By American Bazaar Staff
NEW YORK: The Queens Museum has announced that it will open an entire exhibition entitled “After Midnight: Indian Modernism to Contemporary India (1947-1997)” in January 2015, which will highlight important works of art and track the growing modernity of India during its first 50 years of independence.
Malini Shah, Sudhir Vaishnav, Sunil Modi and other community members along with Tom Finkelpearl, President and Executive Director, Debra Wimpfheimer, Director Stategic Partnerships, Hitomi Iwasaki, Director and Curator and Manjari Sihare Curatorial Manager.

Malini Shah, Sudhir Vaishnav, Sunil Modi and other community members along with Tom Finkelpearl, President and Executive Director, Debra Wimpfheimer, Director Stategic Partnerships, Hitomi Iwasaki, Director and Curator and Manjari Sihare Curatorial Manager.
In a statement, the museum explained that the timeframe was chosen because its beginning and end dates are significant checkpoints in Indian history. The year 1947 is obviously important because it is when Indian gained independence from the British, but also because it saw the birth and rise of the Progressive art movement in India. The year 1997, when India turned 50, was marked by “economic liberalization, political instability, the growth of a religious right wing, as well as a newly globalizing art market and international biennial circuit, in which Indian artists had begun to participate.”
“After Midnight will be the first exhibition large-scale examination of Indian art in the United States prominently featuring the Modern masters, core members of the Progressives including M.F. Husain, S. H. Raza, F.N. Souza, and their extended circle of friends such as Ram Kumar, Krishen Khanna, V.S. Gaitonde, Tyeb Mehta, and Akbar Padamsee,” the museum, formerly known as the Queens Museum of Art, said in a press release. “The contemporary artists under consideration are CAMP, Nikhil Chopra, Desire Machine Collective, Atul Dodiya, Anita Dube, Shilpa Gupta, Subodh Gupta, Tushar Joag, Jitish Kallat, Amar Kanwar, Prajakta Potnis, Sreshta Premnath, Raqs Media Collective, Sharmila Samant, Mithu Sen, Tallur L. N., Asim Waqif.”

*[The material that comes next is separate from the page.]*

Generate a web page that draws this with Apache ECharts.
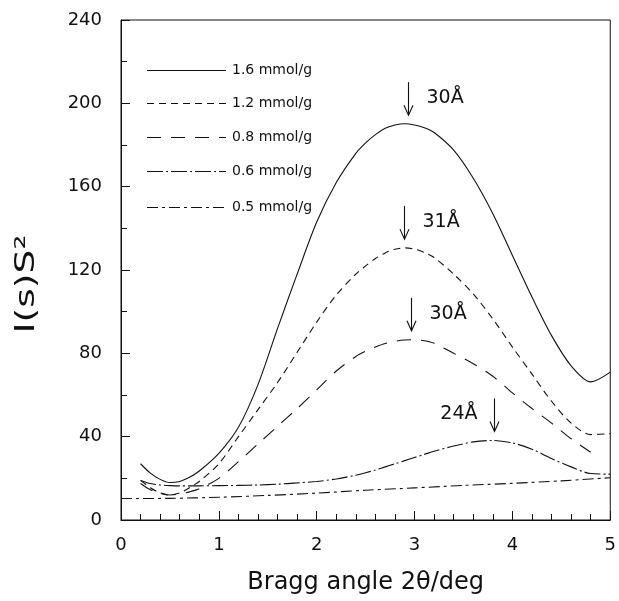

The “After Midnight” exhibition will debut on January 25 of next year, and run for just over one month, ending on May 3. Its curator is Dr. Arshiya Lokhandwala, who is currently based in Mumbai. She holds a B.A. in psychology from the University of Bombay, an M.A. in the same field from the University of Bombay’s St. Xavier’s College, another M.A. in “creative curating” from the University of London’s Goldsmiths College, yet another M.A. in art history from Cornell University, and a Ph.D. from Cornell University, where her dissertation was entitled “Postcolonial Palimpsests: Historicizing Biennales and Large-Scale Exhibitions in a Global Age.”
“After Midnight, while a large-scale survey show itself, adopts a critical position against blockbuster exhibitions of Indian art that have undertaken tokenist representation of India, or have attempted to illustrate the nation through its art,” said a museum spokesperson. ” Instead of capitulating to the market forces and the need of the West to “present” and “frame” Indian cultural practices, the intent of the exhibition is to dismantle the stereotypical nationalist presentations of India. The exhibition attempts to produce and present art practices, dialogues, and questions emerging from an Indian context to be embraced within the larger global framework of modernity.”
The Queens Museum is located in Flushing Meadows-Corona Park, and was established in 1972. It boasts a permanent collection of artefects and works of art that numbers close to 10,000.